Elles sont habituellement exposées à tout type de maltraitance comme les travaux forcés, le harcèlement et l’abus sexuel, le châtiment corporel et le non payement de leur salaire. Elles subissent passivement car elles ignorent les textes en vigueur concernant leur secteur. Le manque de contrôle ou d’intervention du gouvernement dans ce domaine conforte les employeurs à continuer dans la mauvaise direction.
Porte de sortie
Pour le juriste, assurer une bonne condition de vie et de travail aux domestiques nécessite que le gouvernement porte un œil rigoureux sur ce secteur.

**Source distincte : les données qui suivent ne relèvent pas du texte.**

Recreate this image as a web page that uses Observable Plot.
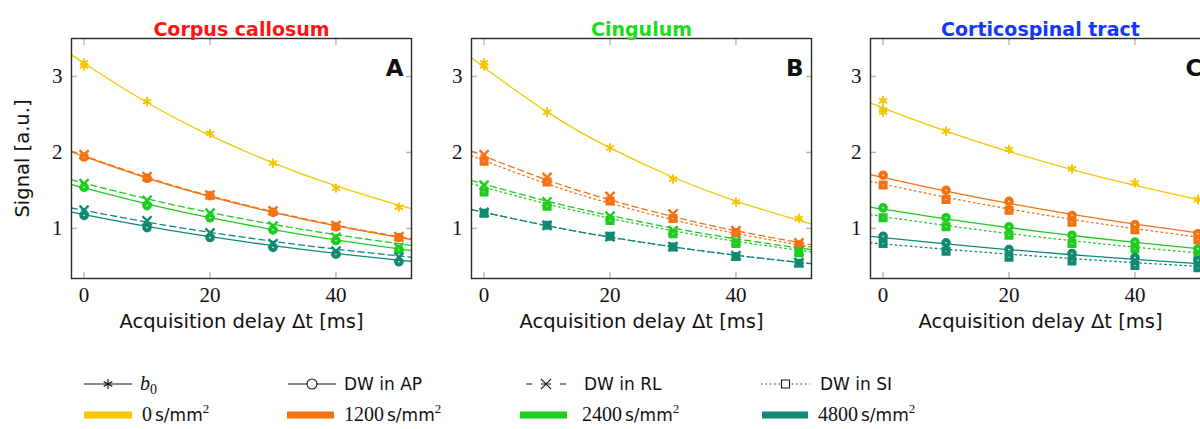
<!DOCTYPE html>
<html><head><meta charset="utf-8">
<script src="https://cdn.jsdelivr.net/npm/d3@7"></script>
<script src="https://cdn.jsdelivr.net/npm/@observablehq/plot@0.6"></script>
<style>
body{margin:0;background:#fff;}
#wrap{position:relative;width:1200px;height:429px;overflow:hidden;background:#fff;}
.panel{position:absolute;top:0;}
#legend{position:absolute;left:0;top:360px;}
</style></head><body><div id="wrap"></div>
<script>
// ---------- data ----------
const times = [0, 10, 20, 30, 40, 50];
const fitTimes = [-2, 0, 10, 20, 30, 40, 50, 52];
const xTicks = [0, 20, 40];
const yTicks = [1, 2, 3];
const bValues = ["0", "1200", "2400", "4800"];
const bColors = ["#f5c600", "#f57214", "#1fcc1f", "#118a74"];
const panelKeys = ["A", "B", "C"];
const panelTitles = ["Corpus callosum", "Cingulum", "Corticospinal tract"];
const titleColors = ["#ff1414", "#14e014", "#1238ff"];

// Panel A (Corpus callosum): b0, AP, RL
const A_b0 = [3.14, 2.67, 2.25, 1.86, 1.53, 1.28];
const A_b0_t0 = [3.18];
const A_AP_1200 = [1.94, 1.66, 1.43, 1.21, 1.02, 0.88];
const A_RL_1200 = [1.97, 1.68, 1.44, 1.23, 1.04, 0.89];
const A_AP_2400 = [1.54, 1.30, 1.14, 0.98, 0.84, 0.72];
const A_RL_2400 = [1.59, 1.37, 1.20, 1.03, 0.88, 0.75];
const A_AP_4800 = [1.17, 1.01, 0.88, 0.75, 0.66, 0.56];
const A_RL_4800 = [1.24, 1.10, 0.94, 0.80, 0.70, 0.62];
const A_fit_b0 = [3.29, 3.175, 2.658, 2.225, 1.862, 1.559, 1.305, 1.26];
const A_fit_AP_1200 = [2.01, 1.948, 1.662, 1.419, 1.211, 1.034, 0.882, 0.855];
const A_fit_RL_1200 = [2.02, 1.958, 1.672, 1.428, 1.22, 1.042, 0.891, 0.865];
const A_fit_AP_2400 = [1.58, 1.534, 1.323, 1.141, 0.984, 0.848, 0.731, 0.71];
const A_fit_RL_2400 = [1.64, 1.595, 1.389, 1.209, 1.053, 0.917, 0.798, 0.776];
const A_fit_AP_4800 = [1.215, 1.181, 1.025, 0.890, 0.773, 0.671, 0.582, 0.566];
const A_fit_RL_4800 = [1.27, 1.237, 1.083, 0.948, 0.830, 0.727, 0.637, 0.62];

// Panel B (Cingulum): b0, RL, SI
const B_b0 = [3.14, 2.53, 2.06, 1.65, 1.35, 1.13];
const B_b0_t0 = [3.18];
const B_RL_1200 = [1.97, 1.67, 1.42, 1.19, 0.97, 0.81];
const B_SI_1200 = [1.885, 1.61, 1.36, 1.13, 0.94, 0.785];
const B_RL_2400 = [1.57, 1.35, 1.16, 0.97, 0.83, 0.70];
const B_SI_2400 = [1.48, 1.29, 1.105, 0.93, 0.80, 0.68];
const B_RL_4800 = [1.21, 1.04, 0.89, 0.76, 0.64, 0.55];
const B_SI_4800 = [1.20, 1.04, 0.895, 0.755, 0.63, 0.54];
const B_fit_b0 = [3.25, 3.118, 2.534, 2.059, 1.673, 1.360, 1.105, 1.06];
const B_fit_RL_1200 = [2.02, 1.951, 1.637, 1.375, 1.154, 0.969, 0.813, 0.785];
const B_fit_SI_1200 = [1.96, 1.892, 1.586, 1.329, 1.114, 0.933, 0.782, 0.755];
const B_fit_RL_2400 = [1.63, 1.582, 1.359, 1.169, 1.004, 0.863, 0.742, 0.72];
const B_fit_SI_2400 = [1.59, 1.542, 1.321, 1.132, 0.969, 0.830, 0.712, 0.69];
const B_fit_RL_4800 = [1.25, 1.211, 1.035, 0.885, 0.756, 0.646, 0.552, 0.535];
const B_fit_SI_4800 = [1.25, 1.211, 1.035, 0.885, 0.756, 0.646, 0.552, 0.535];

// Panel C (Corticospinal tract): b0, AP, SI
const C_b0 = [2.56, 2.28, 2.04, 1.785, 1.60, 1.38];
const C_b0_t0 = [2.68, 2.53];
const C_AP_1200 = [1.70, 1.50, 1.355, 1.17, 1.05, 0.93];
const C_SI_1200 = [1.57, 1.38, 1.24, 1.08, 0.98, 0.85];
const C_AP_2400 = [1.27, 1.14, 1.02, 0.91, 0.82, 0.73];
const C_SI_2400 = [1.14, 1.02, 0.91, 0.80, 0.73, 0.645];
const C_AP_4800 = [0.895, 0.81, 0.72, 0.67, 0.615, 0.58];
const C_SI_4800 = [0.80, 0.70, 0.62, 0.57, 0.51, 0.48];
const C_fit_b0 = [2.65, 2.584, 2.28, 2.011, 1.774, 1.565, 1.38, 1.346];
const C_fit_AP_1200 = [1.71, 1.671, 1.490, 1.329, 1.185, 1.057, 0.942, 0.921];
const C_fit_SI_1200 = [1.62, 1.583, 1.41, 1.256, 1.118, 0.996, 0.887, 0.867];
const C_fit_AP_2400 = [1.28, 1.253, 1.125, 1.010, 0.907, 0.815, 0.732, 0.716];
const C_fit_SI_2400 = [1.18, 1.155, 1.038, 0.932, 0.838, 0.753, 0.676, 0.662];
const C_fit_AP_4800 = [0.895, 0.878, 0.795, 0.7205, 0.653, 0.592, 0.536, 0.526];
const C_fit_SI_4800 = [0.81, 0.795, 0.725, 0.661, 0.6025, 0.549, 0.501, 0.492];

// ---------- assembly ----------
const panelSeries = {
  A: {b0: [A_b0, A_fit_b0, A_b0_t0], dirs: ["AP", "RL"],
      AP: [[A_AP_1200, A_fit_AP_1200], [A_AP_2400, A_fit_AP_2400], [A_AP_4800, A_fit_AP_4800]],
      RL: [[A_RL_1200, A_fit_RL_1200], [A_RL_2400, A_fit_RL_2400], [A_RL_4800, A_fit_RL_4800]]},
  B: {b0: [B_b0, B_fit_b0, B_b0_t0], dirs: ["SI", "RL"],
      RL: [[B_RL_1200, B_fit_RL_1200], [B_RL_2400, B_fit_RL_2400], [B_RL_4800, B_fit_RL_4800]],
      SI: [[B_SI_1200, B_fit_SI_1200], [B_SI_2400, B_fit_SI_2400], [B_SI_4800, B_fit_SI_4800]]},
  C: {b0: [C_b0, C_fit_b0, C_b0_t0], dirs: ["SI", "AP"],
      AP: [[C_AP_1200, C_fit_AP_1200], [C_AP_2400, C_fit_AP_2400], [C_AP_4800, C_fit_AP_4800]],
      SI: [[C_SI_1200, C_fit_SI_1200], [C_SI_2400, C_fit_SI_2400], [C_SI_4800, C_fit_SI_4800]]}
};
const dash = {b0: null, AP: null, RL: "6,4", SI: "1.6,3.4"};
const symbolOf = {b0: "asterisk", AP: "circle", RL: "times", SI: "square"};

const SERIF = "'Liberation Serif', 'DejaVu Serif', serif";
const SANS = "'DejaVu Sans', sans-serif";

const wrap = document.getElementById("wrap");

panelKeys.forEach((key, i) => {
  const ps = panelSeries[key];
  const lineMarks = [], dotMarks = [];
  const fitRows = (vals) => vals.map((v, j) => ({t: fitTimes[j], v}));
  const ptRows = (vals) => vals.map((v, j) => ({t: times[j], v}));
  lineMarks.push(Plot.line(fitRows(ps.b0[1]), {x: "t", y: "v", stroke: bColors[0], strokeWidth: 1.3, curve: "natural", clip: true}));
  const b0pts = ptRows(ps.b0[0]).concat(ps.b0[2].map(v => ({t: times[0], v})));
  dotMarks.push(Plot.dot(b0pts, {x: "t", y: "v", symbol: "asterisk", r: 4.4, stroke: bColors[0], strokeWidth: 1.9}));
  for (const dir of ps.dirs) {
    ps[dir].forEach(([pts, fit], bi) => {
      lineMarks.push(Plot.line(fitRows(fit), {x: "t", y: "v", stroke: bColors[bi + 1], strokeWidth: 1.3,
        strokeDasharray: dash[dir], curve: "natural", clip: true}));
    });
  }
  for (let bi = 0; bi < 3; bi++) {
    for (const dir of ps.dirs) {
      const [pts] = ps[dir][bi];
      const sym = symbolOf[dir];
      dotMarks.push(Plot.dot(ptRows(pts), {x: "t", y: "v", symbol: sym,
        r: sym === "times" ? 4.2 : 2.8,
        stroke: bColors[bi + 1], fill: sym === "times" ? "none" : "white",
        strokeWidth: sym === "times" ? 2.4 : 4}));
    }
  }
  const axisStyle = {stroke: "#b4b4b4", strokeWidth: 1.4, fill: "none", label: null};
  const labelStyle = {fill: "#111", stroke: "none", tickSize: 0, tickPadding: 9, label: null,
    tickFormat: d => String(d), fontFamily: SERIF, fontSize: 21};
  const marks = [
    Plot.axisX(xTicks, {anchor: "bottom", tickSize: -6, ...axisStyle}),
    Plot.axisX(xTicks, {anchor: "top", tickSize: -6, ...axisStyle}),
    Plot.axisY(yTicks, {anchor: "left", tickSize: -6, ...axisStyle}),
    Plot.axisY(yTicks, {anchor: "right", tickSize: -6, ...axisStyle}),
    Plot.axisX(xTicks, {anchor: "bottom", ...labelStyle}),
    Plot.axisY(yTicks, {anchor: "left", ...labelStyle}),
    ...lineMarks,
    ...dotMarks,
    Plot.frame({stroke: "#2a2a2a", strokeWidth: 1.4}),
    Plot.text([panelTitles[i]], {text: d => d, frameAnchor: "top", dy: -16, fill: titleColors[i], fontFamily: SANS, fontWeight: "bold", fontSize: 19}),
    Plot.text([key], {text: d => d, frameAnchor: "top-right", textAnchor: "end", dx: -8, dy: 21, fill: "#111", fontFamily: SANS, fontWeight: "bold", fontSize: 23}),
    Plot.text(["Acquisition delay \u0394t [ms]"], {text: d => d, frameAnchor: "bottom", dy: 49, fill: "#111", fontFamily: SANS, fontSize: 19.5})
  ];
  if (i === 0) marks.push(Plot.text(["Signal [a.u.]"], {text: d => d, frameAnchor: "left", textAnchor: "middle", dx: -49, rotate: -90, fill: "#111", fontFamily: SANS, fontSize: 19.5}));
  const chart = Plot.plot({
    width: 420, height: 345,
    marginLeft: 71, marginRight: 9, marginTop: 38, marginBottom: 67,
    x: {domain: [-2, 52], label: null},
    y: {domain: [0.34, 3.5], label: null},
    style: {background: "transparent", overflow: "visible", maxWidth: "none"},
    marks
  });
  // serif tick numbers (as in the LaTeX original)
  d3.select(chart).selectAll("text")
    .filter(function () { return /^\d+$/.test(this.textContent.trim()); })
    .style("font-family", SERIF).style("font-size", "21px");
  chart.classList.add("panel");
  chart.style.left = (i * 400 - (i === 2 ? 1 : 0)) + "px";
  wrap.appendChild(chart);
});

// ---------- legend ----------
const lg = d3.select(wrap).append("svg").attr("id", "legend").attr("width", 1200).attr("height", 69);
const row1 = 24, row2 = 55;
const styleEntries = [
  {x0: 84, x1: 132, dir: "b0", tx: 140},
  {x0: 288, x1: 336, dir: "AP", tx: 344},
  {x0: 526, x1: 566, dir: "RL", tx: 584},
  {x0: 761, x1: 810, dir: "SI", tx: 820}
];
const dirLabels = {AP: "DW in AP", RL: "DW in RL", SI: "DW in SI"};
styleEntries.forEach(e => {
  lg.append("line").attr("x1", e.x0).attr("x2", e.x1).attr("y1", row1).attr("y2", row1)
    .attr("stroke", "#111").attr("stroke-width", 1.2)
    .attr("stroke-dasharray", e.dir === "RL" ? "6,9,10,9,6" : e.dir === "SI" ? "1.4,3" : null);
  const cx = (e.x0 + e.x1) / 2;
  const symType = {b0: d3.symbolAsterisk, AP: d3.symbolCircle, RL: d3.symbolTimes, SI: d3.symbolSquare}[e.dir];
  const size = e.dir === "AP" ? Math.PI * 25 : e.dir === "SI" ? 64 : 70;
  lg.append("path").attr("d", d3.symbol().type(symType).size(size)())
    .attr("transform", `translate(${cx},${row1})`).attr("fill", e.dir === "b0" || e.dir === "RL" ? "none" : "white")
    .attr("stroke", "#111").attr("stroke-width", 1.1);
  const t = lg.append("text").attr("x", e.tx).attr("y", row1).attr("dy", "0.35em").attr("fill", "#111");
  if (e.dir === "b0") {
    t.append("tspan").attr("font-family", SERIF).attr("font-style", "italic").attr("font-size", 20).text("b");
    t.append("tspan").attr("font-family", SERIF).attr("font-size", 14).attr("dy", 4).text("0");
  } else {
    t.attr("font-family", SANS).attr("font-size", 17).text(dirLabels[e.dir]);
  }
});
const swatchX = [[84, 132, 142], [287, 334, 344], [520, 567, 582], [762, 808, 818]];
bValues.forEach((b, bi) => {
  const [x0, x1, tx] = swatchX[bi];
  lg.append("line").attr("x1", x0).attr("x2", x1).attr("y1", row2).attr("y2", row2)
    .attr("stroke", bColors[bi]).attr("stroke-width", 7);
  const t = lg.append("text").attr("x", tx).attr("y", row2).attr("dy", "0.35em").attr("fill", "#111");
  t.append("tspan").attr("font-family", SERIF).attr("font-size", 20).text(b);
  t.append("tspan").attr("font-family", SANS).attr("font-size", 17).attr("dx", 3).text("s/mm");
  t.append("tspan").attr("font-family", SERIF).attr("font-size", 13).attr("dy", -8).text("2");
});
</script></body></html>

Il pense qu’il faut également revoir les conditions d’embauche des employés de maison. ‹‹ Que des structures soient organisées pour le placement de main d’œuvre dans ce secteur, pour que celui-ci soit assaini. Que les employés de maison s’associent pour constituer un syndicat afin de se manifester pour réclamer de bonnes conditions ››, a-t-il déclaré.
‹‹ Je recommande vivement aux employeurs de conclure le contrat avec leur domestique par écrit pour leur propre protection. Je réitère que les employés de maison sont aussi des travailleurs, ils rendent un grand service aux ménages et méritent la protection sociale au même titre que les autres travailleurs et ce serait bien de les traiter comme tel, avec humanité et justice ››, conclut Prince Aïko, inspecteur du travail, spécialiste des Droits de l’Homme et de la démocratie. Dans le cadre d’une violation de ses droits, la domestique peut faire recours à un inspecteur du travail qui pourra tenter la conciliation pour qu’elle ait, si possible, gain de cause grâce à la négociation. Toutefois, l’employé de maison a tout autant le droit de saisir directement le tribunal du travail du ressort de son lieu de travail.